Тома Ле Галю хочется побольше узнать о Луизе Блюм, побольше и поскорее. Едва закрыв дверь своего кабинета за пациентом, он набирает номер приятеля, который пригласил его на ужин у Сами, еще раз благодарит. И как бы между прочим спрашивает о Луизе. Притворство, видимо, не удалось. Приятель хитро смеется:
– Ты запал на жену Ромена Видаля?
Тома не отрицает, но меняет тему. Что‐то он слышал про Ромена Видаля. Несколько кликов – и он знает о муже Луизы Блюм почти все: доктор наук, биолог и лингвист, знаменитый ученый, хороший популяризатор, более двухсот тысяч упоминаний в интернете. Тома ставит в поиск собственное имя – в десять раз меньше, нечем похвастаться. Притом что есть еще другие Тома Ле Гали: например, аптекарь в Сен-Мало или директор начальной школы в Квебеке… Ну‐ка, а сколько раз Ив Жанвье? Тридцать пять тысяч. Тома выключает компьютер и уходит из кабинета.
В книжном на площади Контрэскарп лежит стопка “Трилистника о двух лепестках” Ива Жанвье. Тома спрашивает продавца о книге и слышит неуверенное: “Неплохая вещь”, – ясно, что тот понятия о ней не имеет. Тома покупает книгу. На улице солнце, еще тепло, так что он выбирает столик в открытом кафе на улице Муффтар, у фонтана, садится и заказывает кофе.
Жанвье с оборота обложки глядит в объектив без улыбки. Лицо пухловатое, но длинные вертикальные морщины на щеках и на лбу делают его жестче. Волосы светлые, редеющие спереди. Вид суровый и трогательный одновременно. Тома никогда не сказал бы, что Анне такие по вкусу.

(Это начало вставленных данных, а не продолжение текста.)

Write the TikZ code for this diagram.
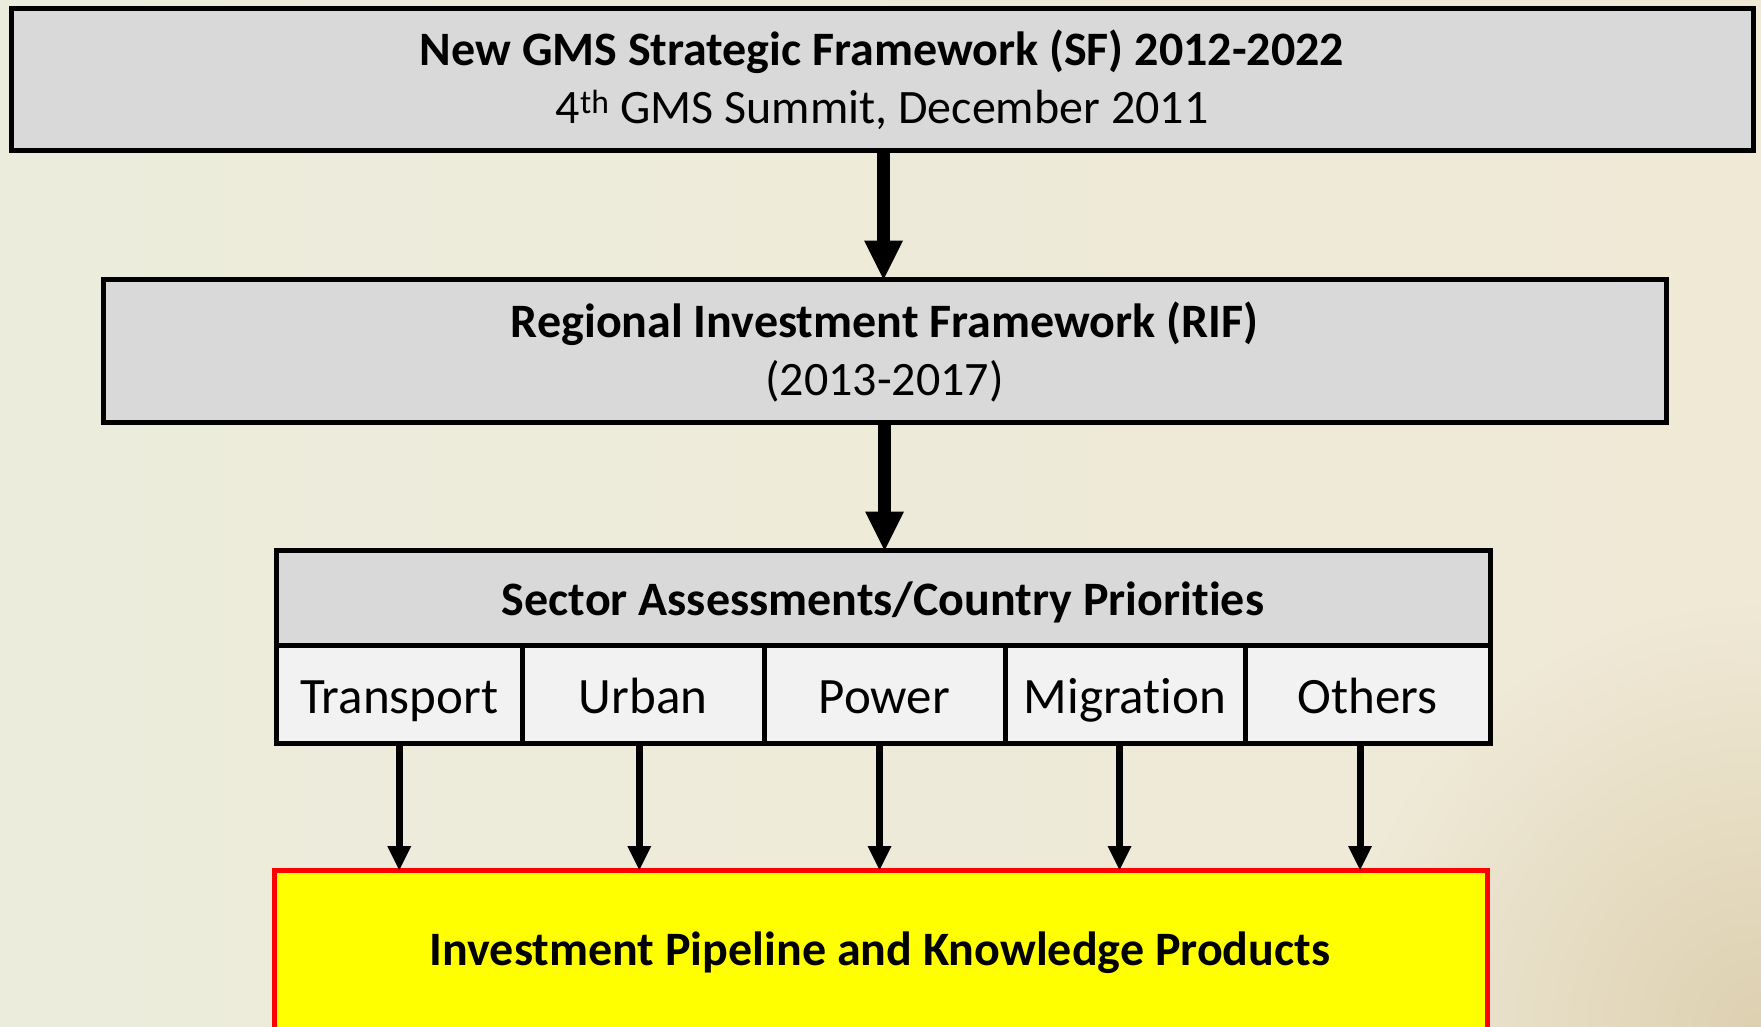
\documentclass[tikz,border=0pt]{standalone}
\usepackage{fontspec}
\setmainfont{Carlito}[Ligatures={NoCommon}]
\usetikzlibrary{arrows.meta,fadings}
\definecolor{boxgray}{HTML}{D9D9D9}
\definecolor{cellgray}{HTML}{F2F2F2}
\definecolor{bgL}{HTML}{ECECDC}
\definecolor{bgR}{HTML}{F0E9D6}
\definecolor{bgTan}{HTML}{D9CBA8}
\definecolor{pipeyellow}{HTML}{FFFF00}
\definecolor{pipered}{HTML}{FF0000}
\tikzfading[name=cornerfade, inner color=transparent!0, outer color=transparent!100]
\begin{document}
\begin{tikzpicture}[x=1pt,y=-1pt,
  box/.style={draw=black,line width=5pt,fill=boxgray,inner sep=0pt,outer sep=0pt},
  cellbox/.style={draw=black,line width=5pt,fill=cellgray,inner sep=0pt,outer sep=0pt},
  pipebox/.style={draw=pipered,line width=5pt,fill=pipeyellow,inner sep=0pt,outer sep=0pt},
  bigarr/.style={line width=13pt,-{Triangle[width=39pt,length=39pt,line width=0pt]}},
  smallarr/.style={line width=7pt,-{Triangle[width=24pt,length=24pt,line width=0pt]}},
  boldtxt/.style={font=\fontsize{48}{58}\selectfont\bfseries,inner sep=0pt,anchor=base},
  regtxt/.style={font=\fontsize{48}{58}\selectfont,inner sep=0pt,anchor=base},
  celltxt/.style={font=\fontsize{51}{62}\selectfont,inner sep=0pt,anchor=base},
]
\useasboundingbox (0,0) rectangle (1761,1026);
\clip (0,0) rectangle (1761,1026);
\shade[left color=bgL,right color=bgR] (0,0) rectangle (1761,1026);
\fill[bgTan,path fading=cornerfade,opacity=0.8] (1761,1026) circle (420);

% top box
\node[box,minimum width=1742pt,minimum height=142pt] (sf) at (882,79.5) {};
\node[boldtxt] (sft1) at (882,65) {New GMS Strategic Framework (SF) 2012-2022};
\node[regtxt] (sft2) at (882,123) {4\textsuperscript{th} GMS Summit, December 2011};

% RIF box
\node[box,minimum width=1563pt,minimum height=143pt] (rif) at (884.5,351) {};
\node[boldtxt] (rift1) at (884.5,337) {Regional Investment Framework (RIF)};
\node[regtxt] (rift2) at (884.5,395) {(2013-2017)};

% sector header and cells
\node[box,minimum width=1214pt,minimum height=95pt] (sec) at (883,598) {};
\node[boldtxt] (sect) at (883,615) {Sector Assessments/Country Priorities};
\node[cellbox,minimum width=246.5pt,minimum height=98pt] (c1) at (399.25,694.5) {};
\node[cellbox,minimum width=241.5pt,minimum height=98pt] (c2) at (643.25,694.5) {};
\node[cellbox,minimum width=241pt,minimum height=98pt] (c3) at (884.5,694.5) {};
\node[cellbox,minimum width=240pt,minimum height=98pt] (c4) at (1125,694.5) {};
\node[cellbox,minimum width=245pt,minimum height=98pt] (c5) at (1367.5,694.5) {};
\node[celltxt] (c1t) at (399.25,713) {Transport};
\node[celltxt] (c2t) at (643.25,713) {Urban};
\node[celltxt] (c3t) at (884.5,713) {Power};
\node[celltxt] (c4t) at (1125,713) {Migration};
\node[celltxt] (c5t) at (1367.5,713) {Others};

% pipeline box
\node[pipebox,minimum width=1213pt,minimum height=170pt] (pipe) at (880.5,955) {};
\node[boldtxt] (pipet) at (880,965) {Investment Pipeline and Knowledge Products};

% arrows
\draw[bigarr] ([xshift=1.5pt]sf.south) -- ([xshift=1.5pt]sf.south |- rif.north);
\draw[bigarr] (rif.south) -- (rif.south |- sec.north);
\draw[smallarr] (c1.south) -- (c1.south |- pipe.north);
\draw[smallarr] ([xshift=-4pt]c2.south) -- ([xshift=-4pt]c2.south |- pipe.north);
\draw[smallarr] ([xshift=-5pt]c3.south) -- ([xshift=-5pt]c3.south |- pipe.north);
\draw[smallarr] ([xshift=-5.5pt]c4.south) -- ([xshift=-5.5pt]c4.south |- pipe.north);
\draw[smallarr] ([xshift=-7.5pt]c5.south) -- ([xshift=-7.5pt]c5.south |- pipe.north);
\end{tikzpicture}
\end{document}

“Трилистник о двух лепестках” далек от русского романа. В нем едва наберется и сотня страниц, это скорее динамичная повесть из двенадцати коротких глав. Всего и чтения на час. Анна Штейн верно изложила сюжет: герою под нескончаемым кельтским дождем пришлось столкнуться с холодностью юной любовницы и тупой враждебностью прокатной “тойоты”. Лакомая строгость, изящная экономия средств, языковые находки. Солнце ли затянувшегося лета действует на Тома или сладкая горечь кофе? Но в этой легкой книжице он ощущает что‐то дружественное. Если Луиза – сестра Анны, то Ив, как кажется Тома, мог бы быть его братом. Их, конечно же, разделяет Анна. Но интерес к Иву – не такое уж вторжение. Лакан не стеснялся входить в контакт с супругами и даже матерями своих пациентов. А это нарушение похлеще. Хотя пример – еще не аргумент.
Тома снял очки. Вот уже несколько лет он с ними неразлучен. Философия приучает нас к мысли о смерти, а дальнозоркость каждый день ей в этом помогает. Тома рассматривает тонкую черепаховую оправу, блики от линз, невольно щурится.
Он встает и на миг замирает, глядя на искрящиеся струйки фонтана. Звонит мобильник, на экране вспыхивает имя его давней подруги, с которой до сих пор он иногда не прочь провести вечер в ласковой близости. У них “пряная дружба” – так они называют свои отношения. Все лучше, чем “пресная любовь”. Он отвечает на звонок.